Teachers Put Educational Spin on March Madness

By: 
JENNA GILBERT
Staff Writer

While many were focusing on three-point shots and hoping that their brackets make it to the end of March Madness, second-grade students in New Bremen had a different sort of bracket they were focusing on.
March is also National Reading Month and 16 teachers and faculty in the New Bremen School District nominated their favorite storybooks for a chance at being the top pick by the entire second-grade class.
“The second-grade teachers saw it on the internet and we thought it would be a fun thing to add to just our everyday reading to make it fun,” said Diana Kramer, a second grade teacher. “And the kids are into the basketball and March Madness also, so it’s just another way we can show them how to make reading fun. And reading is really, really important.”
The faceoff between short stories started last year and was such a hit amongst the students that it had to be brought back again. It was so popular that teachers didn’t have to tell students it was coming back.
“The kids actually looked forward to it this year knowing that it was coming up without us even saying anything because they remember seeing the bracket in the hallway last year and they talked about it last year,” she said. “And this year they got to be the participants and vote on their favorite book.”
Called the Tournament of Books, the students had the stories read to them two at a time before voting on which was their favorite, moving it to the next round.
“Some of the scores were 31 to 29, some were 25 to 10; you know there was all kinds of scores,” Kramer said. “So we listened to all the books, then we all went back to our home room and they put their heads down and they had to think about what book was their actual favorite and for most of them it was very, very difficult.”
When they reached the final four, the individual who nominated the book came into the classrooms and read the story to the students. Originally, the second-grade teachers had hoped to have all the participating faculty and teachers read their books to the 60-some students. They soon realized that would be a much more difficult task and settled for the final four.
The books in the final four were “The Wonky Donkey,” by Craig Smith, nominated by Will Hoskins; “Corduroy,” by Don Freeman, nominated by Holly Smith; “The Legend of Rock, Paper, Scissors,” by Drew Daywalk, nominated by Jason Schrader and “Too Much Glue,” by Jason Lefebvre, nominated by Tonya Homan.

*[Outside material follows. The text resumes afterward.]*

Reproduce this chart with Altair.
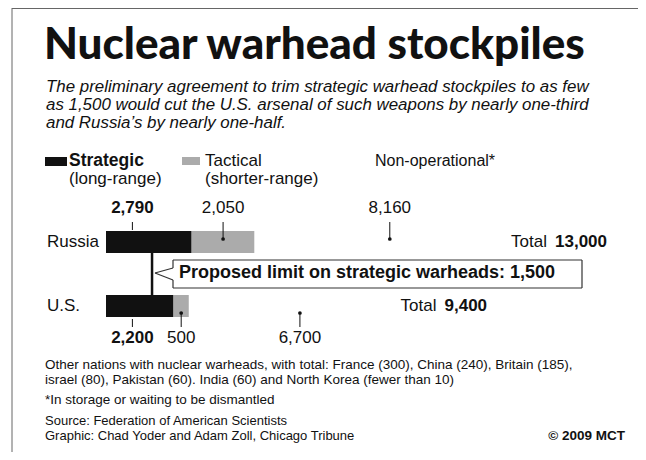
import altair as alt
import pandas as pd

# ---------------- data ----------------
countries = ["Russia", "U.S."]
categories = ["Strategic", "Tactical", "Non-operational"]
strategic = [2790, 2200]
tactical = [2050, 500]
non_operational = [8160, 6700]
totals = [13000, 9400]
proposed_limit = 1500
colors = ["#111111", "#ababab", "#ffffff"]

title = "Nuclear warhead stockpiles"
subtitle = [
    "The preliminary agreement to trim strategic warhead stockpiles to as few",
    "as 1,500 would cut the U.S. arsenal of such weapons by nearly one-third",
    "and Russia\u2019s by nearly one-half.",
]
footer_other = [
    "Other nations with nuclear warheads, with total: France (300), China (240), Britain (185),",
    "israel (80), Pakistan (60). India (60) and North Korea (fewer than 10)",
]
footnote = "*In storage or waiting to be dismantled"
source = ["Source: Federation of American Scientists",
          "Graphic: Chad Yoder and Adam Zoll, Chicago Tribune"]
credit = "\u00a9 2009 MCT"
callout = "Proposed limit on strategic warheads: 1,500"

# ---------------- tables ----------------
rows = []
for i, c in enumerate(countries):
    start = 0
    for cat, vals in zip(categories, [strategic, tactical, non_operational]):
        v = vals[i]
        if cat == "Strategic":
            anchor = 860
        elif cat == "Tactical":
            anchor = start + v / 2
        else:
            anchor = start + v * 0.54
        rows.append(dict(country=c, category=cat, value=v, start=start, end=start + v,
                         anchor=anchor, label=f"{v:,}"))
        start += v
bars = pd.DataFrame(rows)
tot = pd.DataFrame({"country": countries, "total": totals,
                    "tlabel": [f"{t:,}" for t in totals]})
lim = pd.DataFrame({"limit": [proposed_limit]})

FONT = "Liberation Sans"
XS = alt.Scale(domain=[0, max(totals)], range=[98, 497], nice=False)
YS = alt.Scale(type="point", domain=countries, range=[234, 298], padding=0)


def txt(s, x, y, size=16, weight="normal", style="normal", align="left",
        baseline="middle", font=FONT, color="#111111"):
    return alt.Chart(pd.DataFrame({"t": [s]})).mark_text(
        align=align, baseline=baseline, fontSize=size, fontWeight=weight,
        fontStyle=style, font=font, color=color
    ).encode(text="t:N", x=alt.value(x), y=alt.value(y))


def seg(x1, y1, x2, y2, color="#333333", w=1.2):
    return alt.Chart(pd.DataFrame({"a": [0]})).mark_rule(
        color=color, strokeWidth=w
    ).encode(x=alt.value(x1), y=alt.value(y1), x2=alt.value(x2), y2=alt.value(y2))


layers = []
# frame
layers.append(seg(4, 0.5, 630, 0.5, color="#666666", w=1))
layers.append(seg(4, 0, 4, 444, color="#666666", w=1))

# title + subtitle
layers.append(txt(title, 36, 51, size=44, weight=900, baseline="alphabetic", font="Lato"))
for k, line in enumerate(subtitle):
    layers.append(txt(line, 38, 84 + 18 * k, size=16.9, style="italic", baseline="alphabetic"))

# legend
layers.append(alt.Chart(pd.DataFrame({"a": [0]})).mark_rect(color=colors[0]).encode(
    x=alt.value(37), x2=alt.value(59), y=alt.value(149), y2=alt.value(158)))
layers.append(alt.Chart(pd.DataFrame({"a": [0]})).mark_rect(color=colors[1]).encode(
    x=alt.value(174), x2=alt.value(192), y=alt.value(149), y2=alt.value(157)))
layers.append(txt("Strategic", 61, 153, size=17.5, weight="bold"))
layers.append(txt("(long-range)", 61, 171, size=17))
layers.append(txt("Tactical", 197, 153, size=17))
layers.append(txt("(shorter-range)", 197, 171, size=17))
layers.append(txt("Non-operational*", 367, 153, size=16))

# bars
layers.append(alt.Chart(bars).mark_bar(size=22).encode(
    x=alt.X("start:Q", scale=XS, axis=None),
    x2="end:Q",
    y=alt.Y("country:N", scale=YS, axis=None),
    color=alt.Color("category:N", scale=alt.Scale(domain=categories, range=colors), legend=None),
))

# limit line
layers.append(alt.Chart(lim).mark_rule(color="#111111", strokeWidth=2.5).encode(
    x=alt.X("limit:Q", scale=XS, axis=None), y=alt.value(245), y2=alt.value(287)))

# callout box
layers.append(seg(165, 252, 574, 252))
layers.append(seg(574, 252, 574, 280))
layers.append(seg(165, 280, 574, 280))
layers.append(seg(165, 252, 165, 260))
layers.append(seg(165, 260, 147, 265))
layers.append(seg(147, 265, 165, 272))
layers.append(seg(165, 272, 165, 280))
layers.append(txt(callout, 171, 265, size=18, weight="bold"))

# value labels, ticks and dots
for c, ly, t1, t2 in [("Russia", 200, 214, 231), ("U.S.", 330, 319, 305)]:
    sub = alt.Chart(bars).transform_filter(alt.datum.country == c)
    strat = sub.transform_filter(alt.datum.category == "Strategic")
    rest = sub.transform_filter(alt.datum.category != "Strategic")
    layers.append(strat.mark_text(fontSize=17, font=FONT, fontWeight="bold",
                                  color="#111111", baseline="middle").encode(
        x=alt.X("anchor:Q", scale=XS, axis=None), y=alt.value(ly), text="label:N"))
    layers.append(rest.mark_text(fontSize=17, font=FONT, color="#111111",
                                 baseline="middle").encode(
        x=alt.X("anchor:Q", scale=XS, axis=None), y=alt.value(ly), text="label:N"))
    tick_end = 222 if c == "Russia" else 311
    layers.append(strat.mark_rule(color="#111111", strokeWidth=1).encode(
        x=alt.X("anchor:Q", scale=XS, axis=None), y=alt.value(t1),
        y2=alt.value(tick_end)))
    layers.append(rest.mark_rule(color="#111111", strokeWidth=1).encode(
        x=alt.X("anchor:Q", scale=XS, axis=None), y=alt.value(t1), y2=alt.value(t2)))
    layers.append(rest.mark_point(filled=True, size=14, color="#111111", opacity=1).encode(
        x=alt.X("anchor:Q", scale=XS, axis=None), y=alt.value(t2)))

# country names
layers.append(alt.Chart(pd.DataFrame({"country": countries})).mark_text(
    align="left", baseline="middle", fontSize=17, font=FONT, color="#111111").encode(
    x=alt.value(39), y=alt.Y("country:N", scale=YS, axis=None), text="country:N"))

# totals
layers.append(alt.Chart(tot).mark_text(align="left", baseline="middle", fontSize=17,
                                       font=FONT, color="#111111", dx=6).encode(
    x=alt.X("total:Q", scale=XS, axis=None), y=alt.Y("country:N", scale=YS, axis=None),
    text=alt.value("Total")))
layers.append(alt.Chart(tot).mark_text(align="left", baseline="middle", fontSize=17,
                                       font=FONT, fontWeight="bold", color="#111111", dx=50).encode(
    x=alt.X("total:Q", scale=XS, axis=None), y=alt.Y("country:N", scale=YS, axis=None),
    text="tlabel:N"))

# footer
layers.append(txt(footer_other[0], 37, 357, size=13.5))
layers.append(txt(footer_other[1], 37, 372, size=13.5))
layers.append(txt(footnote, 37, 392, size=13.5))
layers.append(txt(source[0], 37, 413, size=13))
layers.append(txt(source[1], 37, 427.5, size=13))
layers.append(txt(credit, 617, 427.5, size=13.5, weight="bold", align="right"))

chart = alt.layer(*layers).properties(
    width=630, height=444, padding=0,
    autosize=alt.AutoSizeParams(type="none"),
).configure_view(stroke=None)

chart.save("out.html", embed_options={"renderer": "svg", "actions": False})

“The Legend of Rock, Paper, Scissors,” was the grand champion for the 2019 Tournament of Books.
One aspect Kramer noted that was fun for the students, among many aspects of the tournament, was being able to see the administrators and other teachers in a different atmosphere than what students were used to. Hoskins, for example, is the elementary gym teacher who spends most of his day getting the students up and moving, not sitting still and reading a book.
At the end of the day, the tournament was all about promoting reading and showing students the many different styles of books out there for them to choose form.
“Reading is really, really important and we try to make it as much fun and expose them to as many books as possible, too,” Kramer said. “Some of the stories were classics, like ‘Corduroy’ was a classic, and ‘The Wonky Donkey’ and ‘The Legend of Paper Rock Scissors,’ those were both new books that were written in 2018.”